§ Material provided:
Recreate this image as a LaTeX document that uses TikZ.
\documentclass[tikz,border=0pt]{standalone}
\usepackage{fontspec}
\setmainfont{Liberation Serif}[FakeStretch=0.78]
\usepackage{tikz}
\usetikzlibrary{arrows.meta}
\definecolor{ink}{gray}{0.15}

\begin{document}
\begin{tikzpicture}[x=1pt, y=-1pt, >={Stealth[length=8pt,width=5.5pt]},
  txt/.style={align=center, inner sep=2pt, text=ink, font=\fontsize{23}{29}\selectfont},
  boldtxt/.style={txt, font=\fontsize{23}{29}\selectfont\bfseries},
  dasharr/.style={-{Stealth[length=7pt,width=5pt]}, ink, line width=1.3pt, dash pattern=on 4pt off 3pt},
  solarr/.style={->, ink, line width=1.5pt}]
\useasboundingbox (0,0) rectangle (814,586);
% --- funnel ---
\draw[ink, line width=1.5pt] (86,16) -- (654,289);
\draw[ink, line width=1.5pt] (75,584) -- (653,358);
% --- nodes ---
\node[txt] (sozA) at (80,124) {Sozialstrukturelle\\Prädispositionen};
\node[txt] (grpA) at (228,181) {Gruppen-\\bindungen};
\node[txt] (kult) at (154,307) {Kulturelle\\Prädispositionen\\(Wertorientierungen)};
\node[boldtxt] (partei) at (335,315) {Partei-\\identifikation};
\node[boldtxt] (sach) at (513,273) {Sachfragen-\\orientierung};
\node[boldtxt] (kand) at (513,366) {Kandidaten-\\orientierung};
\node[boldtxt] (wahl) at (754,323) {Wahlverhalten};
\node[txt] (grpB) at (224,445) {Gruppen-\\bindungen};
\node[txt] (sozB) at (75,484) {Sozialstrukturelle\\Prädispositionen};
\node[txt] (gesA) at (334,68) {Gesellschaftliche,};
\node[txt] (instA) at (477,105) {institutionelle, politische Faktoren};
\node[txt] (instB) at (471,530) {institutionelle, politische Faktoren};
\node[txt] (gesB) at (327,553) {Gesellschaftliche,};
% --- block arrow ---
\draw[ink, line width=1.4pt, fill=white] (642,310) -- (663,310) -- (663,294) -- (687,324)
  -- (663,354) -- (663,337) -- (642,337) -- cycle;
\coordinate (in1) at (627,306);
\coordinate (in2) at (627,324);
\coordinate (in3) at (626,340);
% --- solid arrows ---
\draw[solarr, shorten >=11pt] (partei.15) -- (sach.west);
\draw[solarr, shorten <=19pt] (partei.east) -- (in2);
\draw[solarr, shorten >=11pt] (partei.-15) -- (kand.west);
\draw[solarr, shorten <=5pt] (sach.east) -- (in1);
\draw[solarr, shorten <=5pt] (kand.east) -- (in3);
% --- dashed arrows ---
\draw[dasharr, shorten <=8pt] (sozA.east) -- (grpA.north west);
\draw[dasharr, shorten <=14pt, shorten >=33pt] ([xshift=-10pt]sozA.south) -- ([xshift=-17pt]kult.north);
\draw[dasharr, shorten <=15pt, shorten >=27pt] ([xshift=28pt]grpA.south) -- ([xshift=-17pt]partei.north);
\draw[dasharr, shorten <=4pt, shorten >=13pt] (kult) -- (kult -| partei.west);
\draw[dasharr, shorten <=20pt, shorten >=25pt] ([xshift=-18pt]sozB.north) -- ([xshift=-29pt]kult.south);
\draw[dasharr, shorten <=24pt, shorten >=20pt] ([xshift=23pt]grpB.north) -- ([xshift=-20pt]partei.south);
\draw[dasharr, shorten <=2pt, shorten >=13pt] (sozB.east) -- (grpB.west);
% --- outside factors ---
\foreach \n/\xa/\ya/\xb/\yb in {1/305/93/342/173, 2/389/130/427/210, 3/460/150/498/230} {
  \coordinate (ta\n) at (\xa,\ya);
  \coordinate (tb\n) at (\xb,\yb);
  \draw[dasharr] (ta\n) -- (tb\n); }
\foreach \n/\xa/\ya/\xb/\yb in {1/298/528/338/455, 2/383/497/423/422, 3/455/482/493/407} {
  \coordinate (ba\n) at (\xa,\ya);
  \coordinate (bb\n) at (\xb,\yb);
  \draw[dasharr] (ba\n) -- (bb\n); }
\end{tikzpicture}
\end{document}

§ Task instructions: Please output the complete data exactly.

§ Result of this task:
Recreate this image as a LaTeX document that uses TikZ.
\documentclass[tikz,border=0pt]{standalone}
\usepackage{fontspec}
\setmainfont{Liberation Serif}[FakeStretch=0.78]
\usepackage{tikz}
\usetikzlibrary{arrows.meta}
\definecolor{ink}{gray}{0.15}

\begin{document}
\begin{tikzpicture}[x=1pt, y=-1pt, >={Stealth[length=8pt,width=5.5pt]},
  txt/.style={align=center, inner sep=2pt, text=ink, font=\fontsize{23}{29}\selectfont},
  boldtxt/.style={txt, font=\fontsize{23}{29}\selectfont\bfseries},
  dasharr/.style={-{Stealth[length=7pt,width=5pt]}, ink, line width=1.3pt, dash pattern=on 4pt off 3pt},
  solarr/.style={->, ink, line width=1.5pt}]
\useasboundingbox (0,0) rectangle (814,586);
% --- funnel ---
\draw[ink, line width=1.5pt] (86,16) -- (654,289);
\draw[ink, line width=1.5pt] (75,584) -- (653,358);
% --- nodes ---
\node[txt] (sozA) at (80,124) {Sozialstrukturelle\\Prädispositionen};
\node[txt] (grpA) at (228,181) {Gruppen-\\bindungen};
\node[txt] (kult) at (154,307) {Kulturelle\\Prädispositionen\\(Wertorientierungen)};
\node[boldtxt] (partei) at (335,315) {Partei-\\identifikation};
\node[boldtxt] (sach) at (513,273) {Sachfragen-\\orientierung};
\node[boldtxt] (kand) at (513,366) {Kandidaten-\\orientierung};
\node[boldtxt] (wahl) at (754,323) {Wahlverhalten};
\node[txt] (grpB) at (224,445) {Gruppen-\\bindungen};
\node[txt] (sozB) at (75,484) {Sozialstrukturelle\\Prädispositionen};
\node[txt] (gesA) at (334,68) {Gesellschaftliche,};
\node[txt] (instA) at (477,105) {institutionelle, politische Faktoren};
\node[txt] (instB) at (471,530) {institutionelle, politische Faktoren};
\node[txt] (gesB) at (327,553) {Gesellschaftliche,};
% --- block arrow ---
\draw[ink, line width=1.4pt, fill=white] (642,310) -- (663,310) -- (663,294) -- (687,324)
  -- (663,354) -- (663,337) -- (642,337) -- cycle;
\coordinate (in1) at (627,306);
\coordinate (in2) at (627,324);
\coordinate (in3) at (626,340);
% --- solid arrows ---
\draw[solarr, shorten >=11pt] (partei.15) -- (sach.west);
\draw[solarr, shorten <=19pt] (partei.east) -- (in2);
\draw[solarr, shorten >=11pt] (partei.-15) -- (kand.west);
\draw[solarr, shorten <=5pt] (sach.east) -- (in1);
\draw[solarr, shorten <=5pt] (kand.east) -- (in3);
% --- dashed arrows ---
\draw[dasharr, shorten <=8pt] (sozA.east) -- (grpA.north west);
\draw[dasharr, shorten <=14pt, shorten >=33pt] ([xshift=-10pt]sozA.south) -- ([xshift=-17pt]kult.north);
\draw[dasharr, shorten <=15pt, shorten >=27pt] ([xshift=28pt]grpA.south) -- ([xshift=-17pt]partei.north);
\draw[dasharr, shorten <=4pt, shorten >=13pt] (kult) -- (kult -| partei.west);
\draw[dasharr, shorten <=20pt, shorten >=25pt] ([xshift=-18pt]sozB.north) -- ([xshift=-29pt]kult.south);
\draw[dasharr, shorten <=24pt, shorten >=20pt] ([xshift=23pt]grpB.north) -- ([xshift=-20pt]partei.south);
\draw[dasharr, shorten <=2pt, shorten >=13pt] (sozB.east) -- (grpB.west);
% --- outside factors ---
\foreach \n/\xa/\ya/\xb/\yb in {1/305/93/342/173, 2/389/130/427/210, 3/460/150/498/230} {
  \coordinate (ta\n) at (\xa,\ya);
  \coordinate (tb\n) at (\xb,\yb);
  \draw[dasharr] (ta\n) -- (tb\n); }
\foreach \n/\xa/\ya/\xb/\yb in {1/298/528/338/455, 2/383/497/423/422, 3/455/482/493/407} {
  \coordinate (ba\n) at (\xa,\ya);
  \coordinate (bb\n) at (\xb,\yb);
  \draw[dasharr] (ba\n) -- (bb\n); }
\end{tikzpicture}
\end{document}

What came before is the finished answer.